Photo: Ahti Ovaskainen
Finnish Meteorological Institute
The Finnish Meteorological Institute is a service and research facility which provides weather, marine and climate services that are of importance to public safety and business. Road, sea and air traffic, among others, require constant and accurate data on weather and conditions to be able to operate safely and punctually.
The Finnish Meteorological Institute possesses expertise which will be needed in the future for the northernmost reaches of our planet. Indeed, many of the Finnish Meteorological Institute research projects are focused on improving the safety and smooth operation of human activity in the Arctic areas, using smart information and communication technology. The research data produced by the Finnish Meteorological Institute is also needed to support policy-making in climate and environmental issues, as climate change is progressing at a much faster rate in Arctic areas than it is elsewhere in the world.
The Finnish Meteorological Institute already monitors and produces different kinds of observation data from Finland, the Baltic Sea as well as Arctic areas. For example, the National Satellite Data Centre in Sodankylä receives and archives observations that satellites transmit from Finland, Europe and the whole northern hemisphere in nearly real time. The data transmitted by satellites is now being used in, among others, northern hemisphere flood prediction systems, ice services and shipping, but satellite data offers limitless possibilities for a wide variety of fields.

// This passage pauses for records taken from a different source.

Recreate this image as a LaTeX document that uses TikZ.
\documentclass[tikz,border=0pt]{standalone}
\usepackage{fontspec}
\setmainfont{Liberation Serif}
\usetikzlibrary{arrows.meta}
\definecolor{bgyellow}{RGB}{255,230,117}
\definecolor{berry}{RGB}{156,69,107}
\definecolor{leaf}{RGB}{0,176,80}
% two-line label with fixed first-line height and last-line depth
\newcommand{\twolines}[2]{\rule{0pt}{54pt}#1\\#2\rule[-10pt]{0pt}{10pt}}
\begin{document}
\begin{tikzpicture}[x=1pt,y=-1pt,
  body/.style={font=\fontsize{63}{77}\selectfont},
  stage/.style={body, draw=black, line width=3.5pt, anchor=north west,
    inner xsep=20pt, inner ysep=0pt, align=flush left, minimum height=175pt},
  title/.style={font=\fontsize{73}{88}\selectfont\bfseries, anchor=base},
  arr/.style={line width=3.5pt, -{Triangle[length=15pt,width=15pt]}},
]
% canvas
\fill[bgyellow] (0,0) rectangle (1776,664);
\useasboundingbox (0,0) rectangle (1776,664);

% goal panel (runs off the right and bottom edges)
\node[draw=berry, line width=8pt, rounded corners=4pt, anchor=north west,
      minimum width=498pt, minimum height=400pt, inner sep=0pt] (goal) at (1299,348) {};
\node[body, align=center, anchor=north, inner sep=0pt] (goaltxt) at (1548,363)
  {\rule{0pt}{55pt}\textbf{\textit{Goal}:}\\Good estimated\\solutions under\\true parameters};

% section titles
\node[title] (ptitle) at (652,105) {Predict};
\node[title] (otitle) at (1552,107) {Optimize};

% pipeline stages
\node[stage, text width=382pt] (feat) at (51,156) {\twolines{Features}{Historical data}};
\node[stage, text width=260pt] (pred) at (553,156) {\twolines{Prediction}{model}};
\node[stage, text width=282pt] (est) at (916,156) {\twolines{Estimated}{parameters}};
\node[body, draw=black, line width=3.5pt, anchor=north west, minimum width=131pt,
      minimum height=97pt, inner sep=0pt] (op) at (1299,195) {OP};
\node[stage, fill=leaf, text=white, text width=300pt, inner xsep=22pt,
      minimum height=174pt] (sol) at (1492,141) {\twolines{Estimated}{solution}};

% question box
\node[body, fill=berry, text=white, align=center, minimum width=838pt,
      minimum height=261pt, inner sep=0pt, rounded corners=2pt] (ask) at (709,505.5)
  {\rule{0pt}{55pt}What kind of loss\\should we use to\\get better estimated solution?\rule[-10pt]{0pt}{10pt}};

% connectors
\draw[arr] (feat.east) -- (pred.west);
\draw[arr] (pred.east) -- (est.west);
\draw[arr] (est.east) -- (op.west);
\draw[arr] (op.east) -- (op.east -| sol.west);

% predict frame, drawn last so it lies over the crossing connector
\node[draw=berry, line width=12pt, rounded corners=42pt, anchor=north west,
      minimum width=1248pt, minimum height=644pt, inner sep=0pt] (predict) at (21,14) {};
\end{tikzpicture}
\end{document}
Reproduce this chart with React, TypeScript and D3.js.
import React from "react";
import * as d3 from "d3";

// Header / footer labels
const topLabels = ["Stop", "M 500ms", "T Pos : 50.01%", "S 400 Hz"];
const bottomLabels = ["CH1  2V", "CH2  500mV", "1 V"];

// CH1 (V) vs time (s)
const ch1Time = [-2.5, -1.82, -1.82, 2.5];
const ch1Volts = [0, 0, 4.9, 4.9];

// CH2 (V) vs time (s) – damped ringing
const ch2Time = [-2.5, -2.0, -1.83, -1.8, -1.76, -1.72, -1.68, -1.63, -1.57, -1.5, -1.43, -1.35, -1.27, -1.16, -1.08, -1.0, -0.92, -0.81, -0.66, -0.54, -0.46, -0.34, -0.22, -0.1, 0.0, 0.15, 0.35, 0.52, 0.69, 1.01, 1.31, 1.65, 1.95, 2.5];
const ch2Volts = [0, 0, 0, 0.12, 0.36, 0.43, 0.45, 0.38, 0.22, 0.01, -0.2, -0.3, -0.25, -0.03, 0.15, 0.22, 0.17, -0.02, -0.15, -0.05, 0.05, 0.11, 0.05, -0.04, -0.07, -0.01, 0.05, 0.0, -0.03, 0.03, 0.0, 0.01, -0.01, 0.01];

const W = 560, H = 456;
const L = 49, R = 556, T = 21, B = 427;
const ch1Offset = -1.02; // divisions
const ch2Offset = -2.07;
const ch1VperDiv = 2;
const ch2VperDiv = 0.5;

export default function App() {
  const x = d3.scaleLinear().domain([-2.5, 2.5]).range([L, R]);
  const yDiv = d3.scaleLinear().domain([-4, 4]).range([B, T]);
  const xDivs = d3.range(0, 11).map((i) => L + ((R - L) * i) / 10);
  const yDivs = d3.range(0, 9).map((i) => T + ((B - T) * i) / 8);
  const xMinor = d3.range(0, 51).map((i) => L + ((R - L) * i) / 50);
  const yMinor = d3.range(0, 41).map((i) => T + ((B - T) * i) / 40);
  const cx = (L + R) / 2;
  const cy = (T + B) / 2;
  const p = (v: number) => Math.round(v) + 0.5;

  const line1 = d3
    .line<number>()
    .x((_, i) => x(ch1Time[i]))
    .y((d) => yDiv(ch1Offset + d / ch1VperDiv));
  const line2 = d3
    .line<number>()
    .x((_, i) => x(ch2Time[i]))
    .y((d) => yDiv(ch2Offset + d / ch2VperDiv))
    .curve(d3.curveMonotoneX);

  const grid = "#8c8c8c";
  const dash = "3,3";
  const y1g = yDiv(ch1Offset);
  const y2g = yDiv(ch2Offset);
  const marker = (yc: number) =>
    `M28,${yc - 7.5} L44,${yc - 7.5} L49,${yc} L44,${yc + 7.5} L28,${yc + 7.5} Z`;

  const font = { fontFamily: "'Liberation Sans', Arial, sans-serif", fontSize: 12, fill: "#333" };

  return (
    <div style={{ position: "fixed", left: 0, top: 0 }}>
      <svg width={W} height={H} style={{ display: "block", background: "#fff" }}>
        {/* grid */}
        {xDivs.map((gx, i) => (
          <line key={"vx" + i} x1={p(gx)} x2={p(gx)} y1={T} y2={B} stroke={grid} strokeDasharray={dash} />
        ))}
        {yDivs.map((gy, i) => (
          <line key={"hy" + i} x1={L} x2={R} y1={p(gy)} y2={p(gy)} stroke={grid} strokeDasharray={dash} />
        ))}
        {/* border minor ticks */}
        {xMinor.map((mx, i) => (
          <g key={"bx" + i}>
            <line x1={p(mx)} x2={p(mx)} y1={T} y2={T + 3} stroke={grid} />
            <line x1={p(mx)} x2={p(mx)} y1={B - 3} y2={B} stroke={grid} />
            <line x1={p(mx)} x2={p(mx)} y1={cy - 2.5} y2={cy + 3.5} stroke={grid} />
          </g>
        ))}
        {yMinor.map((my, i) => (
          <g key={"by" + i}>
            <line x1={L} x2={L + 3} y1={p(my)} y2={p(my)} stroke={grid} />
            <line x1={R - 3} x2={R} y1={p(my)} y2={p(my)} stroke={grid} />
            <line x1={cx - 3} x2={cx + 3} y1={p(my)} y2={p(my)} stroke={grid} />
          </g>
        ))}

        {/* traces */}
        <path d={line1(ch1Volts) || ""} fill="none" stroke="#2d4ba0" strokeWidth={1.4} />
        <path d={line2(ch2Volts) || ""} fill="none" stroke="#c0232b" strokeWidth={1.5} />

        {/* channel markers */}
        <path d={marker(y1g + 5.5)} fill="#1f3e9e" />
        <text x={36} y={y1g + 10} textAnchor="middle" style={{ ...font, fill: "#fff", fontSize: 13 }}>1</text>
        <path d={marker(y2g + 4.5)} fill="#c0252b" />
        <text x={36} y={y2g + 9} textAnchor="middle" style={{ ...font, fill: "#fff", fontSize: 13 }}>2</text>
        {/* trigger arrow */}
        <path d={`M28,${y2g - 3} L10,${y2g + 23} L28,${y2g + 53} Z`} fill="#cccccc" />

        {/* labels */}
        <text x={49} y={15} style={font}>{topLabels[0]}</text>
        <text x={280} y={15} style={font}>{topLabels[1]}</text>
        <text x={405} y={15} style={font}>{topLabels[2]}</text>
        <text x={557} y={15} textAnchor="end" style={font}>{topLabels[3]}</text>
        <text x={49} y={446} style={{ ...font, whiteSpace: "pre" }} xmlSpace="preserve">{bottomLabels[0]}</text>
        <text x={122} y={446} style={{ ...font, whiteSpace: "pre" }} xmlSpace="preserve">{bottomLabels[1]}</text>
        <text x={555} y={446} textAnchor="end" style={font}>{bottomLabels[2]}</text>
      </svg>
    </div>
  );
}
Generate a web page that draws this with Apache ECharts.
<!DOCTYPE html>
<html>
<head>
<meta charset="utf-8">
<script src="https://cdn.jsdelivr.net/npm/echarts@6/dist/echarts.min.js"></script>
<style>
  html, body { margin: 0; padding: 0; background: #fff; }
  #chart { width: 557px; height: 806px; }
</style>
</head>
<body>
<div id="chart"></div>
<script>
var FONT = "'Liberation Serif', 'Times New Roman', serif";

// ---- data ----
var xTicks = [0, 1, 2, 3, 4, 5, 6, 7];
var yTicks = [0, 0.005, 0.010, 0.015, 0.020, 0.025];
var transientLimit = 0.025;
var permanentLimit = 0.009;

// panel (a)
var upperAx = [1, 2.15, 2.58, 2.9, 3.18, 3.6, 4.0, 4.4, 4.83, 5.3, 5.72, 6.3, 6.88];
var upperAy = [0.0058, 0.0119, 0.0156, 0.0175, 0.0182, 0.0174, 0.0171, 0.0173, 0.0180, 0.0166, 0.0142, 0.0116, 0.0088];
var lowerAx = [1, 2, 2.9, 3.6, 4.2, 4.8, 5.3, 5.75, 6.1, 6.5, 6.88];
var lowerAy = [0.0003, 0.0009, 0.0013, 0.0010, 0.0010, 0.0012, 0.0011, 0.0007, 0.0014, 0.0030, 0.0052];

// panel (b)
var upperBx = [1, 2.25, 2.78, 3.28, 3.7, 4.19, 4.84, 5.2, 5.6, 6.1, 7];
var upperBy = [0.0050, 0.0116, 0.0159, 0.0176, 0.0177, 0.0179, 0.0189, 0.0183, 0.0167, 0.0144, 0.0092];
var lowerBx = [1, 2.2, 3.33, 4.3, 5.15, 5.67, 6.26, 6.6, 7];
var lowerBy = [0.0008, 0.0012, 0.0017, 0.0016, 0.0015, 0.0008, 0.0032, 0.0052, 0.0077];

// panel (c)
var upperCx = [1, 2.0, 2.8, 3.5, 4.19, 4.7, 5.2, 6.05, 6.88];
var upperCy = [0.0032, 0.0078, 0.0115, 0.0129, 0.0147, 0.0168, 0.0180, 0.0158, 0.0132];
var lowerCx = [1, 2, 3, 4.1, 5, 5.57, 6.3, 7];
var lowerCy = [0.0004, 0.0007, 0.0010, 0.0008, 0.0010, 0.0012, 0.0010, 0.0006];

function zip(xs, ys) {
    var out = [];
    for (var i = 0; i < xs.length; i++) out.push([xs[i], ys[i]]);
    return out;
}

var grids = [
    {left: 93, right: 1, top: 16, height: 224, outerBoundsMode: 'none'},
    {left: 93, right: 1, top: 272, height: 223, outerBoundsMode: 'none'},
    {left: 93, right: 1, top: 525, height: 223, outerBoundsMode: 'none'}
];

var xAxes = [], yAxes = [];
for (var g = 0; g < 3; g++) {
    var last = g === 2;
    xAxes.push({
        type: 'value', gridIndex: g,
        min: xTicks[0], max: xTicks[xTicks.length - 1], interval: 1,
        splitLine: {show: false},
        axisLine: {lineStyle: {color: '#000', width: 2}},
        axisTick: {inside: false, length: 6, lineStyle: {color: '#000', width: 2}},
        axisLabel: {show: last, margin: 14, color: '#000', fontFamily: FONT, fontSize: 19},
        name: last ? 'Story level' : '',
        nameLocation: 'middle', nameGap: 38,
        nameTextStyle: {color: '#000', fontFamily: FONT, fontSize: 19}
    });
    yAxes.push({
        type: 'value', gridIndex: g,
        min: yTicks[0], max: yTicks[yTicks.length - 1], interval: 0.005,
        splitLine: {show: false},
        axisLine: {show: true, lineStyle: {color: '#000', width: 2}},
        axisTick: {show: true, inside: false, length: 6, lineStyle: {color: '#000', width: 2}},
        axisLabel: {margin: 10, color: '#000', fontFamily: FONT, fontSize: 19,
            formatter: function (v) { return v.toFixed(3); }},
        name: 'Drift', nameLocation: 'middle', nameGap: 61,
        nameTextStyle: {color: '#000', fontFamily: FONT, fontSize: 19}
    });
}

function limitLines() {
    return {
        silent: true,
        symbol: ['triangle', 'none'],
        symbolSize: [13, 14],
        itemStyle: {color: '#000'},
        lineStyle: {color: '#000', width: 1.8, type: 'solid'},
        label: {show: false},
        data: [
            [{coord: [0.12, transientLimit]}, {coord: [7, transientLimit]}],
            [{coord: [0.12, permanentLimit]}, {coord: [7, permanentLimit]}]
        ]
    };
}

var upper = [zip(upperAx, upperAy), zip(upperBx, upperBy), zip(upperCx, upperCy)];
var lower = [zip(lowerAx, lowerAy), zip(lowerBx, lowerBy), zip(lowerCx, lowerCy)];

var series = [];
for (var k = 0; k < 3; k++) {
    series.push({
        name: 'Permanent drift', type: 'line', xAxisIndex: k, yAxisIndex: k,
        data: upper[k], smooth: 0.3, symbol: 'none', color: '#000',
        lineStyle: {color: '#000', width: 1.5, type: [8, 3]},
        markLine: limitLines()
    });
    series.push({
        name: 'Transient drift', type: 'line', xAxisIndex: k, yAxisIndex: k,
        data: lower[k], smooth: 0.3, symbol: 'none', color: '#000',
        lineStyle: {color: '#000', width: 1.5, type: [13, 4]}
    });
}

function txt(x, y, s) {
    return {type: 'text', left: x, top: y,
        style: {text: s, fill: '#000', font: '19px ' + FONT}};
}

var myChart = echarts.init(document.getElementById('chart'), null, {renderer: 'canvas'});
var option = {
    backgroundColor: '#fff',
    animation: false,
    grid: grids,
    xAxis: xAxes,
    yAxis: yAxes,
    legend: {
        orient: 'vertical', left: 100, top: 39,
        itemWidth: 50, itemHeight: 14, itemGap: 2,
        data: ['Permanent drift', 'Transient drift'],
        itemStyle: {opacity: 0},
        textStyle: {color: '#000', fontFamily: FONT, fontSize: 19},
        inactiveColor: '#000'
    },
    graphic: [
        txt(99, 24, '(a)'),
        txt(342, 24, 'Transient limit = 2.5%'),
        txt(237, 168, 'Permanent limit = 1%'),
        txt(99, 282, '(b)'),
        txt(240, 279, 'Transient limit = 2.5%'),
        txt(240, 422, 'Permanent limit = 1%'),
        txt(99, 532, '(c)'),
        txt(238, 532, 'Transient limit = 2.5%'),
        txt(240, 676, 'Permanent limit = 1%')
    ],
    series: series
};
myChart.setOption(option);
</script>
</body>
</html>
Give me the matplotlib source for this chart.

The Finnish Meteorological Institute maintains a research station for measuring greenhouse gases in the Pallas-Yllästunturi National Park. The Pallas Atmospheric Research station is studying climate change and its impact on the vulnerable nature of Arctic areas. The climate impacts of fine particulates in the atmosphere, the interaction between particulates and clouds, and air quality are also being studied. The Arctic Research Centre in Sodankylä and Pallas Atmospheric Research station form the Pallas-Sodankylä Global Atmosphere Watch (GAW) station.